Out of the box on Neon, I cannot add an Exchange Web Services (EWS) outbound email account to take full advantage of Akonadi's new EWS functionality in KMail. Note that setting up a 'Receiving' EWS Email Account works fine. This is because the 'Sending' account dialog in KMail needs the kmailtransport-akonadi plugin in order to list Akonadi-provided outbound mail transports. This plugin is contained in the kmailtransport-akonadi package, and the kmailtransport-akonadi package is not depended on by kmail, so is not installed by default. Installing the kmailtransport-akonadi package manually resolves the issue. Please make kmail depend on kmailtransport-akonadi to ensure a nice out-of-the-box experience for Neon end users.
I had the same problem, installing the plugin fixes it successfully. KDE neon git stable branch.
Can you please let me know where to get the plugin for this?
(In reply to Benjamin Buch from comment #1) > I had the same problem, installing the plugin fixes it successfully. > > KDE neon git stable branch. Can you please let me know where to get the plugin?

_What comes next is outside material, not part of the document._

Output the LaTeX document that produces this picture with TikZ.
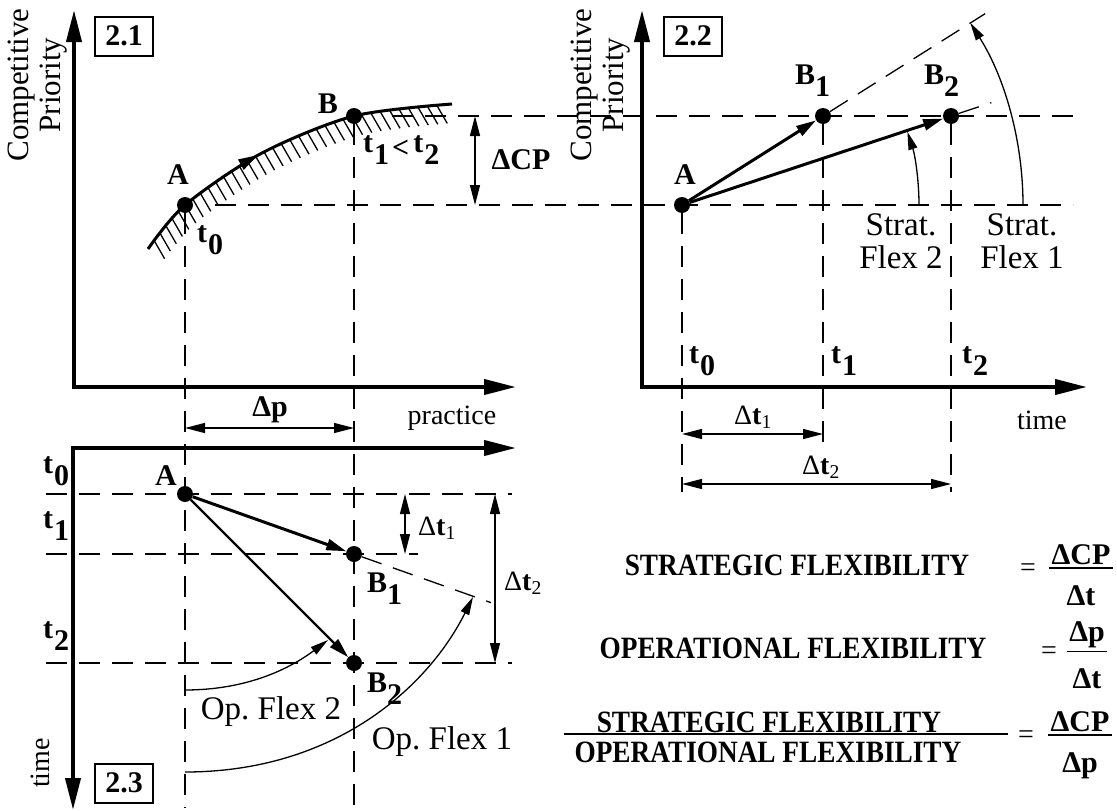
\documentclass[tikz,border=0pt]{standalone}
\usepackage{fontspec}
\setmainfont{Liberation Serif}
\newfontfamily\condfont[FakeStretch=0.88]{Liberation Serif}
\usetikzlibrary{positioning,arrows.meta,calc,decorations.markings}

\newcommand{\low}[1]{\raisebox{-12pt}{#1}}
\newcommand{\tlab}[1]{t\kern1pt\low{#1}}
\newcommand{\dtlab}[1]{Δ\textbf{t}\textsubscript{#1}}
\frenchspacing

\begin{document}
\begin{tikzpicture}[
  x=1pt, y=-1pt,
  >={Triangle[length=20pt, width=10pt]},
  axis/.style={line width=4pt, arrows={Triangle[length=32pt,width=15pt]-Triangle[length=32pt,width=15pt]}},
  curve/.style={line width=3pt},
  guide/.style={line width=1.3pt, dash pattern=on 21pt off 12pt},
  dim/.style={line width=1.3pt, <->},
  vec/.style={line width=3pt, -{Triangle[length=20pt,width=11pt]}},
  flex/.style={line width=1.3pt, -{Triangle[length=18pt,width=9pt]}},
  bar/.style={line width=1.6pt},
  dot/.style={circle, fill, inner sep=0pt, minimum size=16pt},
  tag/.style={draw, line width=2pt, minimum width=58pt, minimum height=39pt,
              inner sep=0pt, font=\fontsize{30}{30}\selectfont\bfseries},
  lbl/.style={inner sep=0pt, font=\fontsize{30}{32}\selectfont\bfseries},
  txt/.style={inner sep=0pt, align=center, font=\fontsize{33}{33}\selectfont},
  small/.style={inner sep=0pt, font=\fontsize{28}{30}\selectfont},
  capt/.style={inner sep=0pt, font=\condfont\bfseries\fontsize{31}{33}\selectfont},
  flbl/.style={inner xsep=2pt, inner ysep=3pt, font=\fontsize{30}{32}\selectfont\bfseries},
  node distance=14pt
]
  \useasboundingbox (0,0) rectangle (1117,811);

  % axes
  \coordinate (y1) at (74,10);   \coordinate (x1) at (516,387);
  \coordinate (y2) at (642,10);  \coordinate (x2) at (1087,387);
  \coordinate (x3) at (516,448); \coordinate (y3) at (73,810);
  \draw[axis] (y1) |- (x1);
  \draw[axis] (y2) |- (x2);
  \draw[axis] (x3) -| (y3);

  \node[tag] (box1) at (124,36) {2.1};
  \node[tag] (box2) at (693,36) {2.2};
  \node[tag] (box3) at (124,783) {2.3};

  \node[txt, rotate=90, font=\fontsize{31}{32}\selectfont] (cp1) at (38,85) {Competitive\\Priority};
  \node[txt, rotate=90, font=\fontsize{31}{32}\selectfont] (cp2) at (601,85) {Competitive\\Priority};
  \node[small, rotate=90] (tm3) at (40,763) {time};
  \node[small] (pr) at (452,418) {practice};
  \node[small] (tm2) at (1042,420) {time};

  % points
  \node[dot] (ptA) at (185,205) {};
  \node[dot] (ptB) at (354,116) {};
  \node[dot] (spA) at (682,205) {};
  \node[dot] (spB1) at (823,116) {};
  \node[dot] (spB2) at (951,116) {};
  \node[dot] (opA) at (185,494) {};
  \node[dot] (opB1) at (354,554) {};
  \node[dot] (opB2) at (354,663) {};

  % 2.1 frontier curve
  \coordinate (c0) at (148,249);
  \coordinate (c1) at (262,153);
  \coordinate (c2) at (452,104);
  \draw[curve,
    postaction={decorate, decoration={markings,
      mark=between positions 0.03 and 0.97 step 9.5pt with
        {\pgftransformresetnontranslations \draw[line width=1.3pt] (0,0) -- (-60:21pt);}}},
    postaction={decorate, decoration={markings,
      mark=at position 0.42 with {\arrow{Triangle[length=20pt,width=11pt]}}}}]
    plot[smooth] coordinates {(c0) (ptA) (c1) (ptB) (c2)};

  % guides
  \coordinate (hb0) at (392,116);  \coordinate (hb1) at (1075,116);
  \coordinate (ha0) at (215,205);  \coordinate (ha1) at (1073,205);
  \draw[guide] (hb0) -- (hb1);
  \draw[guide] (ha0) -- (ha1);
  \draw[guide] (ptA) -- (ptA |- 0,808);
  \draw[guide] (ptB) -- (ptB |- 0,808);
  \draw[guide] (spA) -- (spA |- 0,492);
  \draw[guide] (spB1) -- (spB1 |- 0,443);
  \draw[guide] (spB2) -- (spB2 |- 0,492);
  \draw[guide] (opA -| 46,0) -- (opA -| 512,0);
  \draw[guide] (opB1 -| 46,0) -- (opB1 -| 418,0);
  \draw[guide] (opB2 -| 46,0) -- (opB2 -| 512,0);
  \draw[guide] (spB1) -- ($(spA)!2.15!(spB1)$);
  \draw[guide] (spB2) -- ($(spA)!1.15!(spB2)$);
  \draw[guide] (opB1) -- ($(opA)!1.81!(opB1)$);

  % vectors
  \draw[vec] (spA) -- (spB1);
  \draw[vec] (spA) -- (spB2);
  \draw[vec] (opA) -- (opB1);
  \draw[vec, line width=2.3pt] (opA) -- (opB2);

  % dimensions
  \draw[dim] (ptB -| 475,0) -- (ptA -| 475,0);
  \draw[dim] (ptA |- 0,428) -- (ptB |- 0,428);
  \draw[dim] (spA |- 0,434) -- (spB1 |- 0,434);
  \draw[dim] (spA |- 0,484) -- (spB2 |- 0,484);
  \draw[dim] (opA -| 405,0) -- (opB1 -| 405,0);
  \draw[dim] (opA -| 495,0) -- (opB2 -| 495,0);

  % flexibility arcs
  \coordinate (sf2s) at ($(spA)+(237,0)$);
  \coordinate (sf1s) at ($(spA)+(341,0)$);
  \draw[flex] (sf2s) arc[start angle=0, end angle=-18, radius=237];
  \draw[flex] (sf1s) arc[start angle=0, end angle=-32.3, radius=341];
  \coordinate (of2s) at (185,690); \coordinate (of2e) at (328,640);
  \coordinate (of1s) at (185,772); \coordinate (of1e) at (473,597);
  \draw[flex] (of2s) .. controls +(60,0) and +(-40,30) .. (of2e);
  \draw[flex] (of1s) .. controls +(150,0) and +(-45,90) .. (of1e);

  % labels 2.1
  \node[lbl] (lA1) at (178,175) {A};
  \node[lbl] (lB1) at (328,104) {B};
  \node[lbl, anchor=base west] (lt0a) at (197,242) {\tlab{0}};
  \node[lbl, anchor=base west] (lt12) at (363,152) {\tlab{1}\kern3pt\raisebox{-5pt}{<}\kern4pt\tlab{2}};
  \node[lbl] (ldcp) at (521,160) {ΔCP};
  \node[lbl] (ldp) at (270,410) {Δp};

  % labels 2.2
  \node[lbl] (lA2) at (685,175) {A};
  \node[lbl, anchor=base west] (lB21) at (795,84) {B\low{1}};
  \node[lbl, anchor=base west] (lB22) at (924,84) {B\low{2}};
  \node[lbl, anchor=base west] (lt0b) at (689,363) {\tlab{0}};
  \node[lbl, anchor=base west] (lt1b) at (831,363) {\tlab{1}};
  \node[lbl, anchor=base west] (lt2b) at (962,363) {\tlab{2}};
  \node[small] (ldt1b) at (753,417) {\dtlab{1}};
  \node[small] (ldt2b) at (821,467) {\dtlab{2}};
  \node[txt] (sf2) at (901,241) {Strat.\\Flex 2};
  \node[txt] (sf1) at (1022,241) {Strat.\\Flex 1};

  % labels 2.3
  \node[lbl] (lA3) at (166,476) {A};
  \node[lbl, anchor=base west] (lB31) at (367,592) {B\low{1}};
  \node[lbl, anchor=base west] (lB32) at (367,692) {B\low{2}};
  \node[lbl, anchor=base west] (lt0c) at (43,473) {\tlab{0}};
  \node[lbl, anchor=base west] (lt1c) at (43,528) {\tlab{1}};
  \node[lbl, anchor=base west] (lt2c) at (43,638) {\tlab{2}};
  \node[small, anchor=west] (ldt1c) at (418,528) {\dtlab{1}};
  \node[small, anchor=west] (ldt2c) at (504,583) {\dtlab{2}};
  \node[txt] (of2) at (271,712) {Op. Flex 2};
  \node[txt] (of1) at (442,742) {Op. Flex 1};

  % definitions
  \node[capt] (sflex) at (797,565) {STRATEGIC FLEXIBILITY};
  \node[small] (eq1) at (1028,570) {=};
  \node[flbl] (n1) at (1081,555) {ΔCP};
  \node[flbl, below=of n1] (d1) {Δt};
  \draw[bar] (n1.south west) -- (n1.south east);

  \node[capt] (oflex) at (793,648) {OPERATIONAL FLEXIBILITY};
  \node[small] (eq2) at (1049,653) {=};
  \node[flbl] (n2) at (1087,635) {Δp};
  \node[flbl, below=of n2] (d2) {Δt};
  \draw[bar] (n2.south west) -- (n2.south east);

  \node[capt] (rnum) at (769,722) {STRATEGIC FLEXIBILITY};
  \node[capt] (rden) at (768,752) {OPERATIONAL FLEXIBILITY};
  \coordinate (barL) at (564,734); \coordinate (barR) at (1008,734);
  \draw[bar] (barL) -- (barR);
  \node[small] (eq3) at (1026,737) {=};
  \node[flbl] (n3) at (1080,722) {ΔCP};
  \node[flbl, below=of n3] (d3) {Δp};
  \draw[bar] (n3.south west) -- (n3.south east);
\end{tikzpicture}
\end{document}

If you use KDE neon as Linux distribution it is in your package manager without any additions ;-) Install it with: sudo apt install kmailtransport-akonadi
This issue is still present.
I'm using kmail2 5.16.3 (20.12.3) (on Manjaro) and as far as I can tell, this bug is no longer reproducible.
This is a KDE Neon-specific packaging issue so the status of this on Manjaro Linux is unfortunately not relevant. However, currently the Neon kmail package has kmailtransport-akonadi as a 'Recommends' soft dependency which should cause it to be installed under most circumstances. I still think this is wrong: if EWS support is installed at all, kmailtransport-akonadi should be a hard dependency. If install-recommends is off - which is quite easy to do and some apt frontends do by default - then it's possible to set up an EWS receiving account after a fresh KMail install, but not a sending one. This is confusing behaviour that no end-user would expect.
I don't think you're supposed to submit distro-specific packaging bugs to bugs.kde.org, but rather to your distro's bug tracker.